Фурманный как феномен культуры и искусства
Сама по себе страсть к поселению большими группами по интересам хорошо известна как в животном мире — муравейники, лежбища котиков, обезьяньи стада, так и мире художественном — знаменитые Монмартр, Сохо и т.д. Такого рода консолидации бывают стойкие (колония пингвинов) и временные (стая журавлей, отправляющихся в теплые страны). Очевидно, что в этом смысле Фур-манный можно воспринимать как временный базовый лагерь вроде тех, что устраивают альпинисты или покорители полюсов перед окончательным бесстрашным рывком к вершине, только в нашем случае направление обозначено «с точностью до наоборот», как говорят математики, и покоряются на недосягаемые безжизненные места… Экономический смысл той силы, которая привлекла молодых искателей приключений на Клондайк Фурманного переулка, тоже вряд ли требует особо долгих пояснений. Ни для кого не тайна, что пресловутый бум на советское искусство на Западе и есть непосредственная причина исследуемого социально-художественного феномена. Свободный художественный рынок, в котором некоторые совсем недавно видели спасение нашего искусства, появился в форме, которую вряд ли можно было прогнозировать еще три года назад — в форме, напоминающей свободную экономическую зону. Это обстоятельство (на которое любят пенять недоброжелателя и фундаменталистского и либералистского толка) есть на самом деле одно из самых печальных в истории русского искусства, если не считать его официализации и коллективизации. Неустойчивость, переходность времени, в котором располагается Фурманный, проявилась особенно в самой неустойчивости, бивуачности быта его обитателей, постоянном чувстве пребывания в осажденной крепости. Сами по себе стадность и суетливость жизни на виду, работы среди нескончаемого потока приходящих и уходящих художников, критиков, дилеров, покупателей и просто-так-тусовщиков склоняют к размышлениям о коллективистской русской натуре, соборном духе, если, конечно, не брать в расчет всеобщее ощущение усталости от этакой жизни…
Впрочем, тут может возникнуть и другой образ — потемкинской деревни наизнанку, фольклорного «города мастеров», где ряженые умельцы работают на виду у заинтересованной публики.
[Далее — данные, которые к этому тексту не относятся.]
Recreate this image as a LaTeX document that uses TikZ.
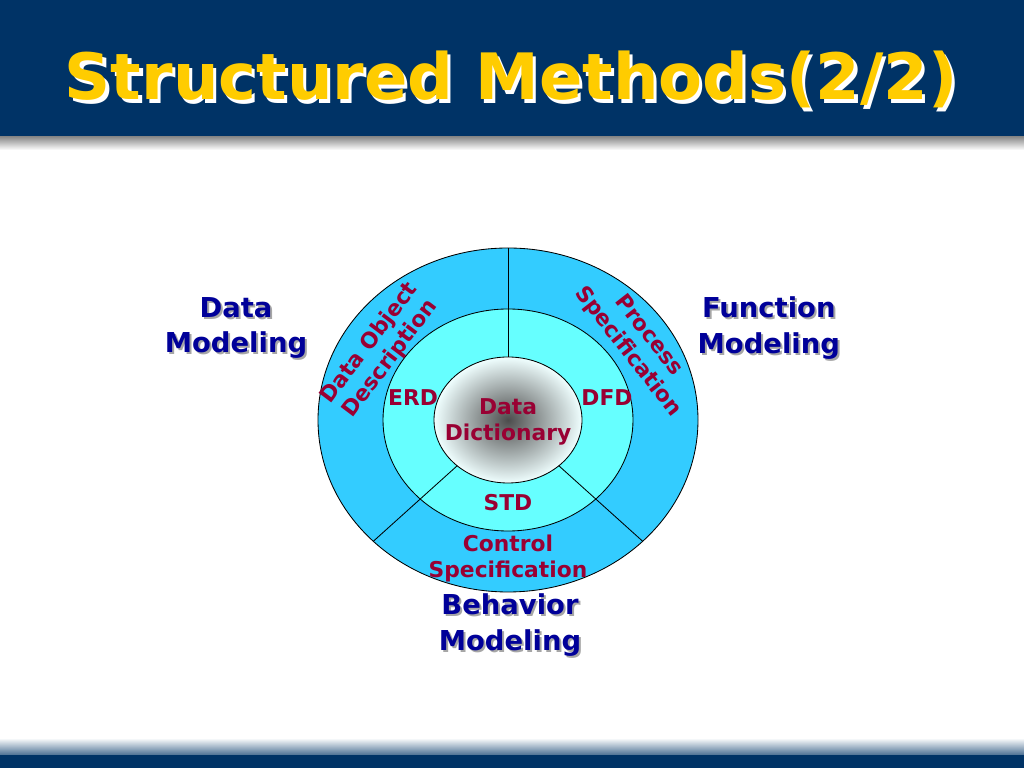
\documentclass[tikz,border=0pt]{standalone}
\usepackage{fontspec}
\setmainfont{DejaVu Sans}
\usetikzlibrary{shapes.geometric}

\definecolor{navy}{HTML}{003366}
\definecolor{titleyellow}{HTML}{FFCC00}
\definecolor{outerblue}{HTML}{33CCFF}
\definecolor{middlecyan}{HTML}{66FFFF}
\definecolor{labelblue}{HTML}{000099}
\definecolor{partred}{HTML}{990033}

\begin{document}
\begin{tikzpicture}[line width = 0.6pt,
                        ring/.style = {ellipse, draw, outer sep = 0pt, inner sep = 0pt},
                        heading/.style = {font = \fontsize{45.5}{50}\selectfont\bfseries, anchor = base},
                        modeling/.style = {font = \fontsize{19.5}{25}\selectfont\bfseries, text = labelblue, align = center},
                        modshadow/.style = {modeling, text = black!35},
                        part/.style = {font = \fontsize{15.5}{18.5}\selectfont\bfseries, text = partred, align = center}]
      \useasboundingbox (0, 0) rectangle (25.6, 19.2);
      % header and footer bands
      \fill [navy] (0, 15.775) rectangle (25.6, 19.2);
      \shade [top color = black!45, bottom color = white] (0, 15.45) rectangle (25.6, 15.775);
      \shade [top color = white, bottom color = navy!70] (0, 0.325) rectangle (25.6, 0.75);
      \fill [navy] (0, 0) rectangle (25.6, 0.325);
      \node [heading, text = white] (titleS) at (12.86, 16.62){Structured Methods(2/2)};
      \node [heading, text = titleyellow] (title) at (12.78, 16.7){Structured Methods(2/2)};
      % rings
      \node [ring, fill = outerblue, minimum width = 9.5cm, minimum height = 8.6cm] (outer) at (12.7, 8.7){};
      \node [ring, fill = middlecyan, minimum width = 6.25cm, minimum height = 5.55cm] (middle) at (12.7, 8.7){};
      \node [ring, inner color = black!70, outer color = cyan!6, minimum width = 3.7cm, minimum height = 3.15cm] (inner) at (12.7, 8.7){};
      \draw (inner.90) -- (outer.90);
      \draw (inner.222) -- (outer.222);
      \draw (inner.318) -- (outer.318);
      % labels inside
      \node [part] (dict) at (12.7, 8.65){Data\\Dictionary};
      \node [part] (erd) at (10.325, 9.25){ERD};
      \node [part] (dfd) at (15.175, 9.25){DFD};
      \node [part] (std) at (12.7, 6.625){STD};
      \node [part] (cspec) at (12.7, 5.25){Control\\Specification};
      \node [part, rotate = 53] (dod) at (9.5, 10.42){Data Object\\Description};
      \node [part, rotate = -52] (pspec) at (15.95, 10.6){Process\\Specification};
      % modeling labels
      \node [modshadow] (dataS) at (5.95, 10.95){Data\\Modeling};
      \node [modeling] (data) at (5.9, 11.0){Data\\Modeling};
      \node [modshadow] (funcS) at (19.27, 10.95){Function\\Modeling};
      \node [modeling] (func) at (19.22, 11.0){Function\\Modeling};
      \node [modshadow] (behS) at (12.8, 3.525){Behavior\\Modeling};
      \node [modeling] (beh) at (12.75, 3.575){Behavior\\Modeling};
    \end{tikzpicture}
\end{document}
Можно даже предположить, что внешний и внутренний облик Фурманного — обшарпанного, предельно загаженного и саморазрушающегося места — есть результат специальной изощренной дизайнерской операции, проведенной в стремлении артикулировать местную экзотику. Примечательно, что настоящие галереи, скопированные с западных, вовсе не имеют такого непреходящего успеха, как Фурманный, превращаясь то в дорогую игрушку, то в лавочку колониальных товаров. Более того, в Фурманном по ходу его развития моделировалась разветвленная функциональная система — от чисто коммерческих предприятий до манифестированно-нонпрофитных учреждений… Кроме того, именно в Фурманном произошло внедрение критика-искусствоведа в эпицентр художественной жизни, и именно здесь возникли некоторые профессии, ранее в наших палестинах не существовавшие — от туземного дилера со своей иерархией до проводника-чичероне, демонстрирующего местные достопримечательности заморским путешественникам. Особо отметим, что на Фурманном происходил замечательный в своем роде процесс разрушения специфической парадигмы искусства как жреческого служения, глубоко противоположного какой-либо коммерции. Обнаружилось, что и такие жесты могут хорошо оплачиваться и приносить доход; тем не менее некоторые реликты доры-ночной этики бытуют весьма стойко. Так, для подтверждения низкого статуса того или иного художника достаточно сказать «он коммерческий». И наконец, еще одна функция:
Фурманный — свободная академия изящных искусств
Собственно, история разбухания Фурманного выглядит как поэтапное прививание новых ветвей к материнскому древу московского концептуализма, который создал еще в андеграунде наиболее мощное поле интеллектуальных артикуляций и эстетических спекуляций. При этом концептуалистское движение разрастается не только за счет очередных призывов новобранцев, что, несомненно, сильно разжижает и профанирует чистоту идеи, но и путем описываемого еще т. Лысенко «социального воспитания» типа «с дуба падают листья ясеня…» Сами же аборигены Фурманного, бывшие мухоморы, старательно и вполне естественно играют роль духовного нобилитета или, говоря армейским языком, «дедов»-старослужащих.
И все же описываемое совмещение функций в определенной мере разрушает строгость эксперимента, и известная служебная и духовная иерархия московского нонконформизма по типу военной или скорее орденской замещается дробной «горизонтальной» стратификацией мирского и штатского, ибо реально многообразный западный рынок цен и ценностей может почти одинаково маркировать и офицера ордена с высоким градусом посвящения, и непосвященного простеца…
Но увы! Наша сага подошла к концу. Прощай, Фурманный! Прощай, школа! Здравствуй, жизнь!